> YOUR OBJECTIVE
Print nothing but the lines from the start of the listing below through the line that contains "0.04, 0.035, 0.15]". Do not include the pictures.

> INFORMATION PROVIDED
- - -

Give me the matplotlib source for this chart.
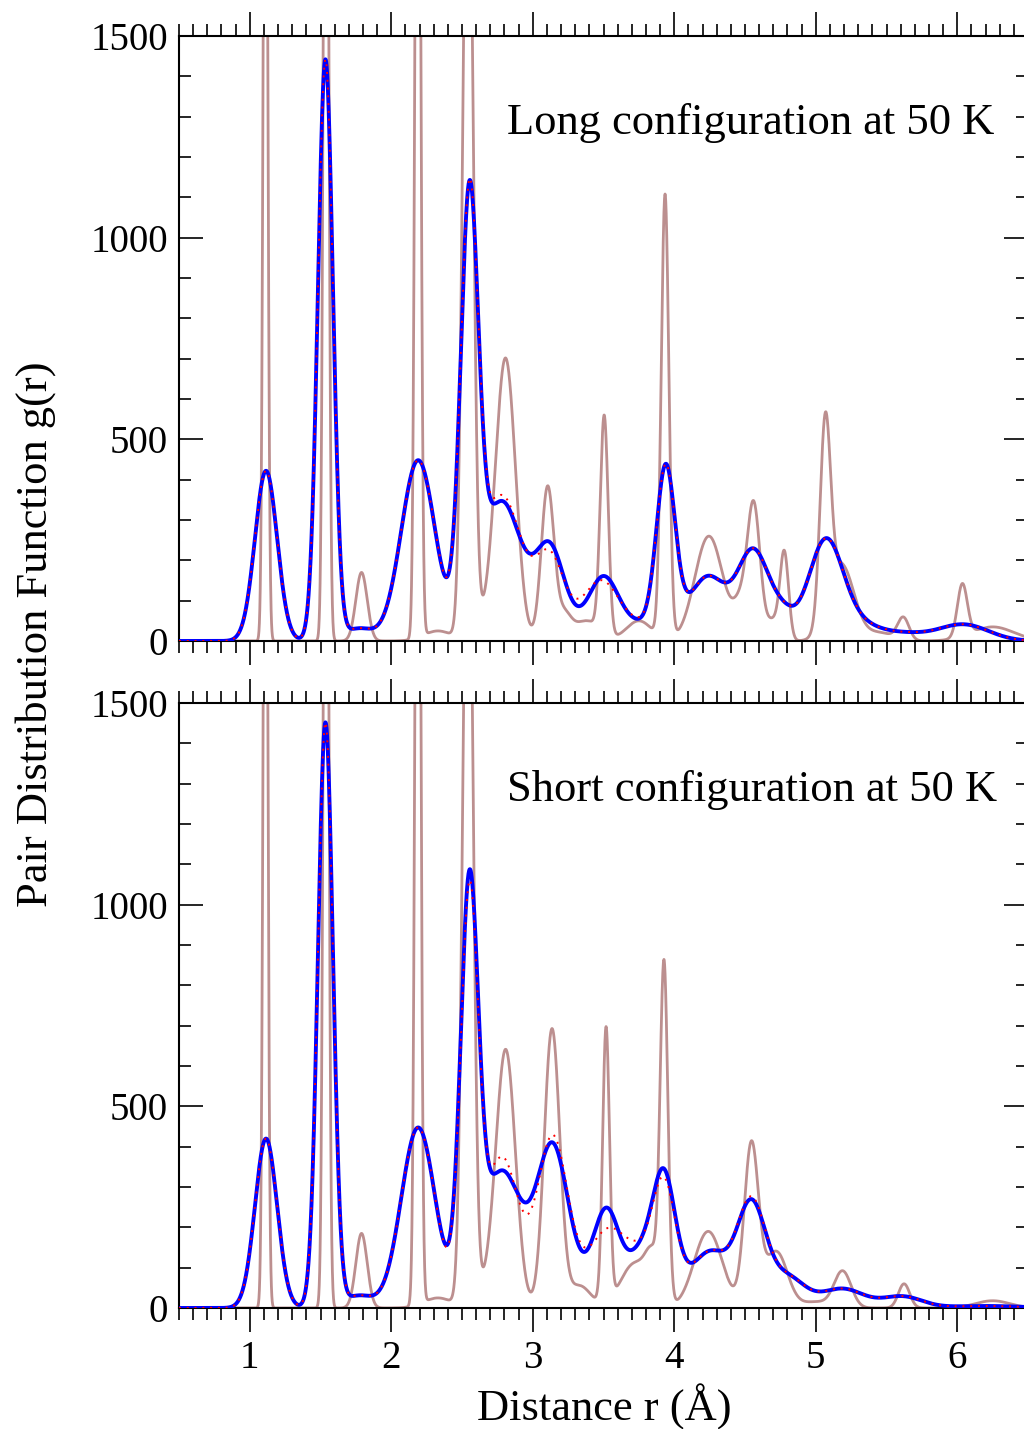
import numpy as np
import matplotlib
matplotlib.use("Agg")
import matplotlib.pyplot as plt
from matplotlib.ticker import MultipleLocator

# ---- data: peak tables (centre r in Angstrom, height, width sigma) ----
# Long configuration (top panel)
brown_top_center = [1.111, 1.539, 1.79, 2.188, 2.33, 2.542, 2.70, 2.81, 3.105, 3.22, 3.38, 3.505,
                    3.75, 3.935, 4.245, 4.47, 4.562, 4.70, 4.778, 5.067, 5.18, 5.45, 5.619, 6.036, 6.25]
brown_top_height = [2700, 3000, 170, 3000, 25, 2200, 55, 680, 380, 60, 50, 540,
                    50, 1100, 260, 80, 330, 50, 210, 480, 190, 20, 55, 130, 35]
brown_top_width = [0.015, 0.017, 0.04, 0.018, 0.10, 0.035, 0.08, 0.07, 0.045, 0.05, 0.09, 0.028,
                   0.09, 0.027, 0.10, 0.05, 0.045, 0.05, 0.03, 0.037, 0.09, 0.10, 0.04, 0.035, 0.15]

blue_top_center = [1.115, 1.535, 1.77, 2.19, 2.552, 2.78, 3.12, 3.50, 3.94, 4.24, 4.56, 4.77,
                   5.07, 5.30, 5.62, 6.04, 3.8]
blue_top_height = [422, 1440, 30, 445, 1040, 330, 200, 120, 390, 122, 200, 40,
                   235, 36, 15, 41, 45]
blue_top_width = [0.078, 0.053, 0.10, 0.12, 0.062, 0.14, 0.10, 0.10, 0.065, 0.12, 0.11, 0.08,
                  0.12, 0.15, 0.15, 0.18, 0.7]

red_top_center = [1.115, 1.535, 1.77, 2.19, 2.552, 2.78, 3.12, 3.48, 3.94, 4.24, 4.56, 4.77,
                  5.07, 5.30, 5.62, 6.04, 3.8]
red_top_height = [422, 1440, 30, 445, 1040, 345, 178, 110, 390, 122, 200, 40,
                  235, 36, 15, 41, 45]
red_top_width = [0.078, 0.053, 0.10, 0.12, 0.062, 0.14, 0.10, 0.12, 0.065, 0.12, 0.11, 0.08,
                 0.12, 0.15, 0.15, 0.18, 0.7]

# Short configuration (bottom panel)
brown_bot_center = [1.111, 1.539, 1.79, 2.188, 2.33, 2.542, 2.70, 2.811, 3.136, 3.33, 3.518, 3.72,
                    3.85, 3.928, 4.24, 4.545, 4.72, 5.0, 5.19, 5.624, 6.25]
brown_bot_height = [2700, 3000, 185, 3000, 25, 2200, 55, 620, 690, 55, 680, 110,
                    100, 820, 190, 400, 140, 15, 90, 60, 18]
brown_bot_width = [0.015, 0.017, 0.04, 0.018, 0.10, 0.035, 0.08, 0.068, 0.055, 0.08, 0.024, 0.10,
                   0.05, 0.027, 0.10, 0.05, 0.08, 0.10, 0.06, 0.04, 0.12]

blue_bot_center = [1.115, 1.535, 1.77, 2.19, 2.552, 2.78, 3.14, 3.52, 3.76, 3.925, 4.26, 4.545,
                   4.80, 5.19, 5.61, 6.2, 3.7]
blue_bot_height = [420, 1450, 30, 445, 987, 320, 360, 190, 70, 280, 100, 235,
                   65, 45, 28, 5, 60]
blue_bot_width = [0.078, 0.053, 0.10, 0.12, 0.062, 0.14, 0.11, 0.09, 0.08, 0.08, 0.12, 0.10,
                  0.12, 0.15, 0.14, 0.25, 0.6]

red_bot_center = [1.115, 1.535, 1.77, 2.19, 2.552, 2.78, 3.14, 3.54, 3.76, 3.925, 4.26, 4.545,
                  4.80, 5.19, 5.61, 6.2, 3.7]
red_bot_height = [420, 1450, 30, 445, 987, 355, 385, 140, 45, 260, 100, 242,
                  65, 45, 28, 5, 60]
red_bot_width = [0.078, 0.053, 0.10, 0.12, 0.062, 0.12, 0.105, 0.135, 0.08, 0.08, 0.12, 0.10,
                 0.12, 0.15, 0.14, 0.25, 0.6]

x_ticks = [1, 2, 3, 4, 5, 6]
y_ticks = [0, 500, 1000, 1500]
panel_titles = ["Long configuration at 50 K", "Short configuration at 50 K"]

# ---- build curves ----
r = np.linspace(0.5, 6.5, 6001)


def profile(centers, heights, widths):
    c = np.asarray(centers, float)[:, None]
    h = np.asarray(heights, float)[:, None]
    w = np.asarray(widths, float)[:, None]
    return (h * np.exp(-0.5 * ((r[None, :] - c) / w) ** 2)).sum(axis=0)


panels = [
    (profile(brown_top_center, brown_top_height, brown_top_width),
     profile(blue_top_center, blue_top_height, blue_top_width),
     profile(red_top_center, red_top_height, red_top_width)),
    (profile(brown_bot_center, brown_bot_height, brown_bot_width),
     profile(blue_bot_center, blue_bot_height, blue_bot_width),
     profile(red_bot_center, red_bot_height, red_bot_width)),
]

plt.rcParams['font.family'] = ['Liberation Serif', 'DejaVu Serif']

W, H = 1024, 1429
fig = plt.figure(figsize=(W / 100, H / 100), dpi=100)
ax_top = fig.add_axes([179 / W, 1 - 641 / H, 849 / W, 605 / H])
ax_bot = fig.add_axes([179 / W, 1 - 1308 / H, 849 / W, 605 / H])

for i, (ax, (brown, blue, red)) in enumerate(zip([ax_top, ax_bot], panels)):
    ax.plot(r, brown, color='#BC8F8F', lw=2.0, zorder=2)
    ax.plot(r, blue, color='#0000FF', lw=2.8, zorder=3, solid_capstyle='round')
    ax.plot(r, red, color='#FF0000', lw=1.4, linestyle=(0, (1, 3)), zorder=4)
    ax.set_xlim(0.5, 6.5)
    ax.set_ylim(0, 1500)
    ax.set_xticks(x_ticks)
    ax.set_yticks(y_ticks)
    ax.xaxis.set_minor_locator(MultipleLocator(0.1))
    ax.yaxis.set_minor_locator(MultipleLocator(100))
    ax.tick_params(axis='x', which='both', direction='out', top=True, bottom=True,
                   labelsize=28, pad=6, width=1.2)
    ax.tick_params(axis='y', which='both', direction='in', left=True, right=True,
                   labelsize=28, pad=8, width=1.2)
    ax.tick_params(which='major', length=17)
    ax.tick_params(which='minor', length=8.6)
    for s in ax.spines.values():
        s.set_linewidth(1.5)
    if i == 0:
        ax.tick_params(axis='x', labelbottom=False)
    ax.text(2.818, 1257, panel_titles[i], fontsize=32, ha='left', va='baseline')

fig.text(36 / W, 1 - 634 / H, 'Pair Distribution Function g(r)', rotation=90,
         fontsize=32, ha='center', va='center')
fig.text(604 / W, 1 - 1407 / H, 'Distance r (Å)', fontsize=32, ha='center', va='center')

fig.savefig('out.png', dpi=100)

- - -

> ANSWER IN FULL
Give me the matplotlib source for this chart.
import numpy as np
import matplotlib
matplotlib.use("Agg")
import matplotlib.pyplot as plt
from matplotlib.ticker import MultipleLocator

# ---- data: peak tables (centre r in Angstrom, height, width sigma) ----
# Long configuration (top panel)
brown_top_center = [1.111, 1.539, 1.79, 2.188, 2.33, 2.542, 2.70, 2.81, 3.105, 3.22, 3.38, 3.505,
                    3.75, 3.935, 4.245, 4.47, 4.562, 4.70, 4.778, 5.067, 5.18, 5.45, 5.619, 6.036, 6.25]
brown_top_height = [2700, 3000, 170, 3000, 25, 2200, 55, 680, 380, 60, 50, 540,
                    50, 1100, 260, 80, 330, 50, 210, 480, 190, 20, 55, 130, 35]
brown_top_width = [0.015, 0.017, 0.04, 0.018, 0.10, 0.035, 0.08, 0.07, 0.045, 0.05, 0.09, 0.028,
                   0.09, 0.027, 0.10, 0.05, 0.045, 0.05, 0.03, 0.037, 0.09, 0.10, 0.04, 0.035, 0.15]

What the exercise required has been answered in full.